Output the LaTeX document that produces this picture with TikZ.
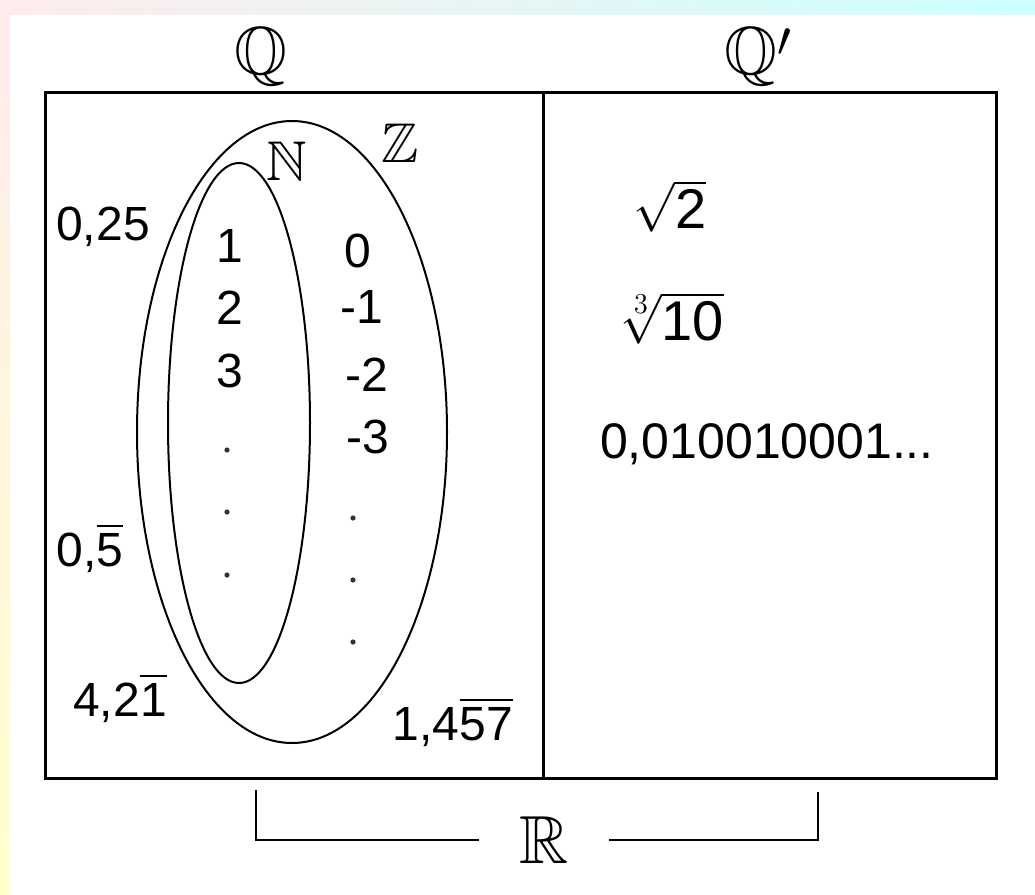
\documentclass[tikz,border=0pt]{standalone}
\usepackage{amssymb}
\usepackage{fontspec}
\setmainfont{Liberation Sans}
\begin{document}
\begin{tikzpicture}[x=0.5pt,y=-0.5pt,line width=1pt,
    num/.style={font=\fontsize{24}{28}\selectfont,inner sep=0pt},
    root/.style={font=\fontsize{28}{32}\selectfont,inner sep=0pt},
    setname/.style={font=\fontsize{34}{38}\selectfont,inner sep=0pt},
    pt/.style={fill=black!80}]
	  \useasboundingbox (0,0) rectangle (1035,895);
	  % slide background
	  \shade[left color=pink!30,right color=cyan!20] (0,0) rectangle (1035,14);
	  \shade[top color=pink!30,bottom color=yellow!20] (0,14) rectangle (10,895);
	  % frame
	  \draw[line width=1.5pt] (45,92) rectangle (996,778);
	  \draw[line width=1.5pt] (543,92) -- (543,778);
	  \node[setname] (Q) at (261,57) {$\mathbb{Q}$};
	  \node[setname] (Qp) at (758,57) {$\mathbb{Q}'$};
	  % Z and N
	  \draw (292,432) ellipse [x radius=155,y radius=311];
	  \draw (239,423) ellipse [x radius=71,y radius=260];
	  \node[setname,font=\fontsize{28}{32}\selectfont] (N) at (287,161) {$\mathbb{N}$};
	  \node[setname,font=\fontsize{28}{32}\selectfont] (Z) at (400,143) {$\mathbb{Z}$};
	  \node[num] (n1) at (230,246) {1};
	  \node[num] (n2) at (230,308) {2};
	  \node[num] (n3) at (230,371) {3};
	  \node[num] (z0) at (358,251) {0};
	  \node[num] (z1) at (362,307) {-1};
	  \node[num] (z2) at (367,375) {-2};
	  \node[num] (z3) at (368,437) {-3};
	  \foreach \y in {450,512,575} \fill[pt] (227,\y) circle (2.6);
	  \foreach \y in {518,580,642} \fill[pt] (353,\y) circle (2.6);
	  % rationals
	  \node[num] (q1) at (103,227) {0,25};
	  \node[num,anchor=base] (q2) at (90,566) {0,$\overline{\mbox{5}}$};
	  \node[num,anchor=base] (q3) at (120,716) {4,2$\overline{\mbox{1}}$};
	  \node[num,anchor=base] (q4) at (453,740) {1,4$\overline{\mbox{57}}$};
	  % irrationals
	  \node[root] (i1) at (670,206) {$\sqrt{\mbox{2}}$};
	  \node[root] (i2) at (672,318) {$\sqrt[3]{\mbox{10}}$};
	  \node[num,font=\fontsize{25}{29}\selectfont] (i3) at (767,444) {0,010010001...};
	  % R bracket
	  \node[setname,minimum width=64pt] (R) at (544,840) {$\mathbb{R}$};
	  \coordinate (rl) at (256,790);
	  \coordinate (rr) at (818,792);
	  \draw (rl) |- (R.west);
	  \draw (rr) |- (R.east);
\end{tikzpicture}
\end{document}
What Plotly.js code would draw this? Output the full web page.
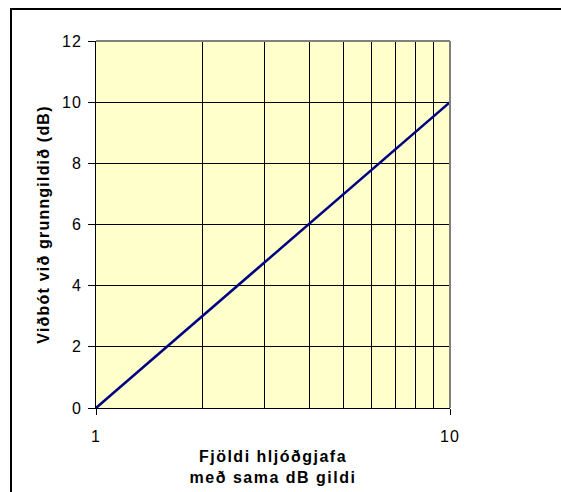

#### [Directive]
The entries above should be reproduced exactly, without their pictures.

#### [Written reply]
Output the LaTeX document that produces this picture with TikZ.
\documentclass[tikz,border=0pt]{standalone}
\usepackage{amssymb}
\usepackage{fontspec}
\setmainfont{Liberation Sans}
\begin{document}
\begin{tikzpicture}[x=0.5pt,y=-0.5pt,line width=1pt,
    num/.style={font=\fontsize{24}{28}\selectfont,inner sep=0pt},
    root/.style={font=\fontsize{28}{32}\selectfont,inner sep=0pt},
    setname/.style={font=\fontsize{34}{38}\selectfont,inner sep=0pt},
    pt/.style={fill=black!80}]
	  \useasboundingbox (0,0) rectangle (1035,895);
	  % slide background
	  \shade[left color=pink!30,right color=cyan!20] (0,0) rectangle (1035,14);
	  \shade[top color=pink!30,bottom color=yellow!20] (0,14) rectangle (10,895);
	  % frame
	  \draw[line width=1.5pt] (45,92) rectangle (996,778);
	  \draw[line width=1.5pt] (543,92) -- (543,778);
	  \node[setname] (Q) at (261,57) {$\mathbb{Q}$};
	  \node[setname] (Qp) at (758,57) {$\mathbb{Q}'$};
	  % Z and N
	  \draw (292,432) ellipse [x radius=155,y radius=311];
	  \draw (239,423) ellipse [x radius=71,y radius=260];
	  \node[setname,font=\fontsize{28}{32}\selectfont] (N) at (287,161) {$\mathbb{N}$};
	  \node[setname,font=\fontsize{28}{32}\selectfont] (Z) at (400,143) {$\mathbb{Z}$};
	  \node[num] (n1) at (230,246) {1};
	  \node[num] (n2) at (230,308) {2};
	  \node[num] (n3) at (230,371) {3};
	  \node[num] (z0) at (358,251) {0};
	  \node[num] (z1) at (362,307) {-1};
	  \node[num] (z2) at (367,375) {-2};
	  \node[num] (z3) at (368,437) {-3};
	  \foreach \y in {450,512,575} \fill[pt] (227,\y) circle (2.6);
	  \foreach \y in {518,580,642} \fill[pt] (353,\y) circle (2.6);
	  % rationals
	  \node[num] (q1) at (103,227) {0,25};
	  \node[num,anchor=base] (q2) at (90,566) {0,$\overline{\mbox{5}}$};
	  \node[num,anchor=base] (q3) at (120,716) {4,2$\overline{\mbox{1}}$};
	  \node[num,anchor=base] (q4) at (453,740) {1,4$\overline{\mbox{57}}$};
	  % irrationals
	  \node[root] (i1) at (670,206) {$\sqrt{\mbox{2}}$};
	  \node[root] (i2) at (672,318) {$\sqrt[3]{\mbox{10}}$};
	  \node[num,font=\fontsize{25}{29}\selectfont] (i3) at (767,444) {0,010010001...};
	  % R bracket
	  \node[setname,minimum width=64pt] (R) at (544,840) {$\mathbb{R}$};
	  \coordinate (rl) at (256,790);
	  \coordinate (rr) at (818,792);
	  \draw (rl) |- (R.west);
	  \draw (rr) |- (R.east);
\end{tikzpicture}
\end{document}
What Plotly.js code would draw this? Output the full web page.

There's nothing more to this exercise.